No better than science in this regard though is pop culture. I struggle to think of a trouble-free representation of bisexuality in any book or film I’ve encountered (thus far), and have grown tired of the standard set by literature like The Well of Loneliness and Forster’s Maurice, in which the natural truth of homosexuality is argued by representation of the bisexual as a sort of half creature, lacking the courage to take that final step towards their true sexuality, someone who occupies an invisible and cowardly middle ground. Thanks also to postmodern cultural phenomenon like Girls Gone Wild, and Tila Tequila (go on Google it, I dare you) the [female] bisexual is now reduced to every teenage boy’s dream and every “man in search of a wife”’s worst nightmare.

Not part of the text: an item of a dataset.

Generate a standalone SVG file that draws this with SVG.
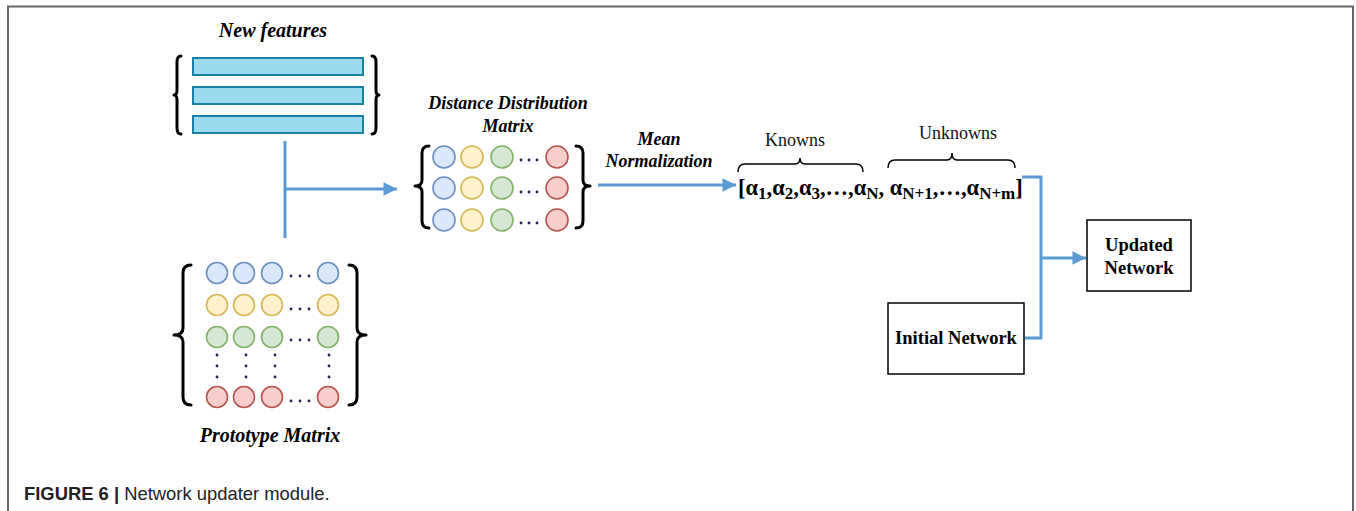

One of the main obstacles to establishing a healthy bisexual identity is anchored firmly in that choppy sea of monogamy. It is a common misconception that a bisexual person must be intrinsically incapable of being sexually faithfully to one person, as that person will be unable to “give them everything they want.” I am sometimes attracted to people with fair complexions, yet my boyfriend has dark hair, does this mean therefore that I’m going to cheat on him with a Swede? No – because my desire for him, and contentedness with him, is based on more than his physicality, more than his hair colour, more than his sex. To suggest that bisexual people are any less capable of monogamy than anyone else is to assign them an almost animalistic lack of self-control, is degrading and absurd, yet is the most frequent accusation I hear.
An area worthy of comment too is the attitude as exhibited by Tallulah Bankhead above. This decadently hedonistic depiction of sexuality has done a lot for the school of thought that posits bisexual people as ‘greedy’, having their big hetero-cake and eating it too; or even simply as people who just like fucking, regardless of the genitalia at hand (as it were). And as everyone knows from the days of bedtime stories there are no lines of cocaine at the happy ever after, thus inferring that people who are ‘hedonistically bisexual’ will grow out of it along with their desire to party; the ones who do I would be more inclined to call ‘try-sexual’ or perhaps just ’sexual’ (I’m open to criticism that I may be utilising a form of the reductive discourse I want to challenge here). As I see it though, bisexuality is as unified and consistent an identity as any other and it’s important to bear in mind that bisexual identity is different to bisexual behaviour.
I sometimes wonder if we haven’t flooded ourselves into a terminological corner somewhat, Foucault’s “discursive explosion” has, I believe, glossed over bisexuality assuming it would slot neatly in with the other “peripheral sexualities”. However the fact that this identity is forced to develop in a strange kind of purgatory, being denied the validation of others, suggests that homosexual and heterosexual cultures are equally guilty in imposing the restrictive binary; thus excluding a huge volume of people who are just as affected by gay-rights as those who feel they have sole right to it.
Personally, I find the availability of identifying as ‘queer’ at once vitally liberating and potentially problematic. It’s the option I most often take but I’m starting to wonder about its possible counter-productivity. Of course many people who identify as ‘queer’ are not bi- (or homo-) sexual, but for those of us who are, perhaps a greater number ‘coming out’ will increase bisexuality’s recognition as something more than just a halfway house for sexual activity.